Day 2 in Peru

*I wrote this post the second night in Peru, so when it says yesterday, it means a yesterday of the past.

So, yesterday, that blog post was pretty much all that I could handle. Basically, the not sleeping, not having coffee, and not having enough oxygen jacked me up a bit, but I slept well last night and now I’m fine.

The place we’re staying in is pretty fabulous. It’s got a quaintness to it, but I’ve stayed in far worse places with far worse people. We’re in a dormitory that’s owned by a non-profit, and we’re a bus ride away from just about everything in town. Cusco is far more spread out than you’d think. It’s a fairly touristy place, so I’m actually glad we’re a little bit out of the way of things. We’re getting a slightly more authentic picture of this place and its people than we would get had we arranged our own lodgings. It helps that Amy’s been here so many times before and has even led folks down here a ton of times. She’s been great at guiding us to all of the things we need to see.

This morning, we got up, cooked and ate breakfast, then rode the bus to town.

Buses here are like buses in just about any place that’s not the states. There’s always room for more, even when there isn’t any room. People pile in and don’t mind touching, which is refreshing.

Once we got into the more touristy areas, we walked around, looked at some Inca ruins (including the twelve-sided, hand-carved stone). We got Starbucks, and watched a bit of a parade. Then we went to a super-famous church in the town square. We did a tour where you get an ipad and headphones rather than a live person to guide you through it, and it was delightful. It was a Catholic church, of course, so there were gorgeous things to look at. I learned that the ladies here actually pray to Saint Anthony, who is supposedly the patron saint of marriage or something.
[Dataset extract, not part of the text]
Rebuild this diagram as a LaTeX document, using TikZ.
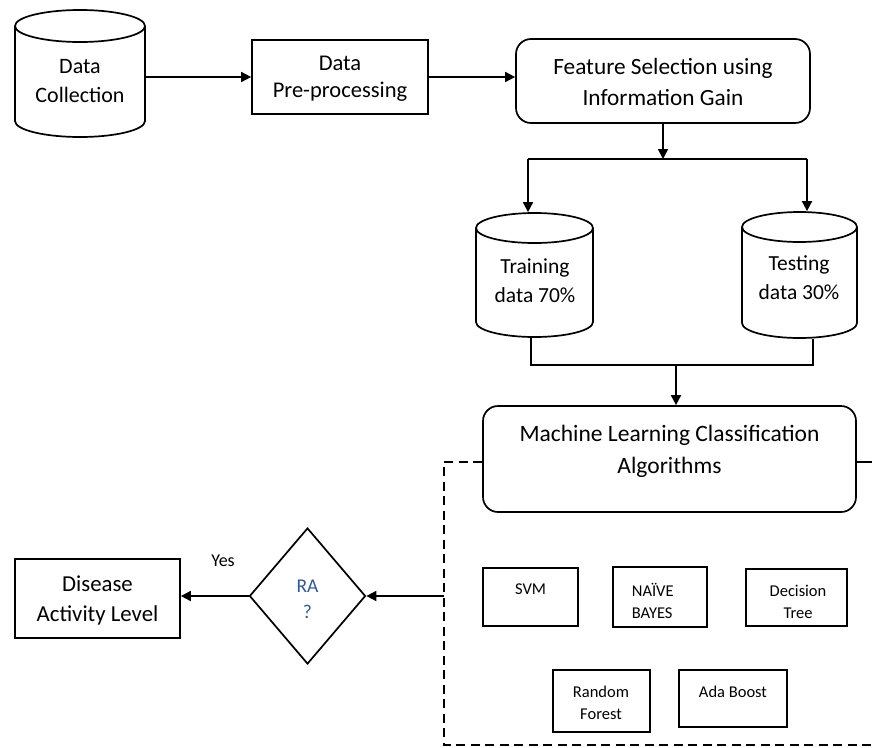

They write letters to him, asking for good husbands. However, near the other end of the church, there was also a saint the dudes pray to, asking to be released from the women’s prayers. 🙂

Next, we did some shopping. I bought a chess set and a gift for someone. However, the coolest thing I saw was a pipe with a penis as the mouth-piece… completely to scale. I know you probably didn’t want to know that, but I did see it and point it out to everyone and laugh. It has something to do with a god of fertility.

While shopping, Steve won the award for the best quote of the day, when he was talking to a lady trying to sell him alpaca gloves. When any of the rest of us use what little Spanish we know, we do so with obvious timidity. He, however, as if it was the most normal thing in the world, said, “My manos are so grande.” Basically, he went for the Spanglish without shame and made my day. The shop lady gave him a giggle as well.

By that time, we were pretty tuckered out, so we stopped for lunch. We ordered some sort of sampler platter thing that included guinea pig, alpaca, lamb, beef heart, trout, potatoes, stuffed pepper… and I don’t know what else. It was amazing. Yes, I tried everything and enjoyed it all. Also, we got an avocado thing that was super good and I had a glass of wine.

Next, we took a bus tour around town. The highlight of that was el Christo Blanco, which is a big Jesus statue at the top of a hill. Also, I bought an alpaca headband/ear-warmer thing.

Last, but not least, we rushed around the markets, buying amazing fruit and supplies for lentil soup. I have eaten so well thus far.

After getting back to the dorms, we cooked, did yoga, ate, discussed heatedly (it’s okay, that’s what Steve, Lori and I do), and played cards. Finally, we climbed to the roof of the non-profit and looked at some southern hemisphere stars… not actually that different from northern ones. We saw Orion and the moon; most everything else was impossible to find.

Events of the day aside, I’m most struck by the lack of rules, urgency, and hurry here. Dogs wander the streets and seem to be just fine. We haven’t seen any run over by cars even though folks do what they want on the terrible roads. Children are everywhere, but they aren’t annoying even in the slightest. They are polite and don’t have the adhd look of the kiddos I work with. Peru shares a lot of the traits I loved in Mongolia, but it’s an altogether better experience to be able to read a large portion of the signs and to even pick up a word or two in every sentence spoken to me. Today, as we were returning to the dorms, some of the neighborhood kids and teens were blocking the whole street with a game of volleyball they’d set up, net and all. When cars came, they stopped playing and lifted the net so the cars could drive underneath… and everyone acted as if this were normal. With all of the Common Core shenanigans, I’m really loving that the people here seem less regulated… less like robots… more like human beings.